Den Rückgriff auf die „Primitive Kunst“ kennen wir schon aus der beginnenden Moderne, der ebenso aus Gegenwehr gegen den Materialismus entstanden ist, getrieben von einer Sehnsucht nach einem fremd gewordenen Welt- und Selbstverständnis, das unabhängig von Vorstellung und Wirklichkeit besteht. Das Ziel der Sehnsucht galt „primitiven“ Gesellschaftsstrukturen, in denen Leben und Kunst authentisch ist. Aus einer so geänderten Bewußtseinshaltung - vom Einmalig-Konkreten zum Allgemein-Universalen - resultieren auch K. P. Mullers Zeichnungen, die sich oben beschriebenen Kunstäußerungen annähern. Ob veristisch in natürlicher Bewegung oder statisch in idolhafter Verfremdung, K. P. Muller artikuliert mit seinen Einzelfiguren und Figureninszenierungen chiffrenhaft das Grundmenschliche, ureigene Grundbedürfnisse des Menschen, die nach seiner Auffassung von vorgeschichtlicher Zeit bis heute unverändert geblieben sind: „Jeder ist die gesamte Entstehungsgeschichte von Anfang an - wenn es einen Anfang gibt.“

Die hier abgedruckten Texte entäußern auf eindrückliche Weise K. P. Mullers Suche nach der „eigenen Exotik“ über das Ursprünglich-Archaische, über das, was ihm die Landschaft und die Einheimischen Spaniens oder die Vorstellung von der „Großen Mutter Afrika“ bietet. Die Textzeilen sind ein Konglomerat von spontan niedergeschriebenen Eindrücken, verweilen bei assoziativen Gedankensprüngen und Wortspielen, um sich in selbsterkennenden Äußerungen zu lösen.

Wie K. P. Muller Gemälde duften, schmecken, leben, so geht den Texten und Zeichnungen eine beseelte, lebendige Kraft aus. Sie teilen ein universales Weltempfinden aus, eine Aneignung der Natur in der Gewissheit, dass sie ein Teil seines Selbst, er wiederum ein Teil ihrer selbst ist. Textzeilen, Form und Linie sind für K. P. Muller Äußerung des In-Sich Seienden, tief in ihm verankerte Vorstellungen, die lediglich über den Mittler Hand zur Zeichnung oder zum geschriebenen Wort befreit werden. In der vorliegenden Sammlung stehen graphische, in knapp prägnantem Konturstil ausgeführte Zeichnungen neben malerisch aufgefassten Tuschezeichnungen.
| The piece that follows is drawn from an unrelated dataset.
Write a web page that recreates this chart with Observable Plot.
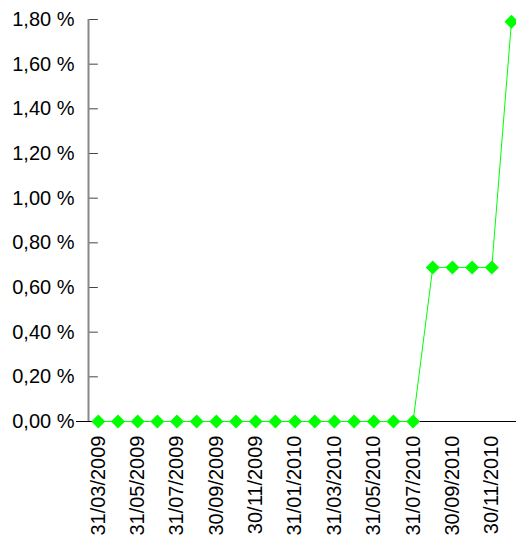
<!DOCTYPE html>
<html>
<head>
<meta charset="utf-8">
<script src="https://cdn.jsdelivr.net/npm/d3@7"></script>
<script src="https://cdn.jsdelivr.net/npm/@observablehq/plot@0.6"></script>
<style>
  html, body { margin: 0; padding: 0; background: #fff; }
  #chart svg { display: block; }
</style>
</head>
<body>
<div id="chart"></div>
<script>
const dates = [
  "31/03/2009", "30/04/2009", "31/05/2009", "30/06/2009", "31/07/2009", "31/08/2009",
  "30/09/2009", "31/10/2009", "30/11/2009", "31/12/2009", "31/01/2010", "28/02/2010",
  "31/03/2010", "30/04/2010", "31/05/2010", "30/06/2010", "31/07/2010", "31/08/2010",
  "30/09/2010", "31/10/2010", "30/11/2010", "31/12/2010"
];
const values = [
  0, 0, 0, 0, 0, 0,
  0, 0, 0, 0, 0, 0,
  0, 0, 0, 0, 0, 0.69,
  0.69, 0.69, 0.69, 1.79
];
const xTickLabels = [
  "31/03/2009", "31/05/2009", "31/07/2009", "30/09/2009", "30/11/2009", "31/01/2010",
  "31/03/2010", "31/05/2010", "31/07/2010", "30/09/2010", "30/11/2010"
];
const yTicks = [0, 0.2, 0.4, 0.6, 0.8, 1.0, 1.2, 1.4, 1.6, 1.8];

const data = dates.map((d, i) => ({i, date: d, value: values[i]}));
const boundaries = dates.map((d, i) => i - 0.5);
const labelData = xTickLabels.map(l => ({i: dates.indexOf(l), label: l}));
const fmt = v => v.toFixed(2).replace(".", ",") + " %";
const font = "'Liberation Sans', Arial, sans-serif";

const chart = Plot.plot({
  width: 516,
  height: 543,
  marginLeft: 76,
  marginRight: 0,
  marginTop: 19,
  marginBottom: 110,
  style: {background: "#fff", fontFamily: font, overflow: "hidden"},
  x: {type: "linear", domain: [-0.5, dates.length - 0.5], range: [88, 520.8], axis: null},
  y: {type: "linear", domain: [0, 1.8], range: [421, 19], axis: null},
  marks: [
    // y axis ticks
    Plot.ruleY(yTicks, {y: d => d, x2: () => -0.5, stroke: "#444", strokeWidth: 1}),
    // y axis line
    Plot.ruleX([-0.5], {x: d => d, y1: () => 1.8, stroke: "#888", strokeWidth: 2}),
    // x ticks at category boundaries
    Plot.ruleX(boundaries, {x: d => d, y1: () => 0, stroke: "#888", strokeWidth: 1.5}),
    // x axis line
    Plot.ruleY([0], {y: d => d, stroke: "#000", strokeWidth: 1}),
    // y labels
    Plot.text(yTicks, {x: () => -0.5, y: d => d, text: fmt, textAnchor: "end", dx: -14, fontSize: 20, fill: "#000"}),
    // x labels
    Plot.text(labelData, {x: "i", y: () => 0, text: "label", rotate: -90, textAnchor: "end", dy: 14, fontSize: 20, fill: "#000"}),
    // series
    Plot.line(data, {x: "i", y: "value", stroke: "#00ff00", strokeWidth: 1}),
    Plot.dot(data, {x: "i", y: "value", symbol: "diamond2", r: 6.3, fill: "#00ff00", stroke: "none"})
  ]
});
document.getElementById("chart").appendChild(chart);
</script>
</body>
</html>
Diese sind durch eine klare Bildorganisation charakterisiert. Dazwischen schieben sich immer wieder schwer einsehbare Zeichnungen, deren Linien sich unablässig vernetzen, kreuzen, sich zu Schraffuren verdichten, um sich wieder in der vereinzelten Kontur zu lösen. Die Linie ist nicht nur formbeschreibend, sondern Ausdruck von Empfindung, wird zur Arabeske verdichteter Beseelung.

In allem, was K. P. Muller tut, liegt die Ausdruckskraft in der Einfachheit und der verdichteten Konzentration auf das Wesentliche, im Fragment. Nichts Geschmäcklerisches findet sich in seinen Zeichnungen und Texten, keine differenzierte Hintergrundgestaltung lenkt von dem eigentlichen Bildinhalt ab, kein stilistischer Schnörkel verschleiert die Textaussage. In Text und Bildwerk dieses feinsinnigen Menschen bildet die Ursprünglichkeit das Fundament, erkennt K. P. Muller durch sie, dass „Dein ganzes Du in Dir ist, gehst Du auch weg von Dir“.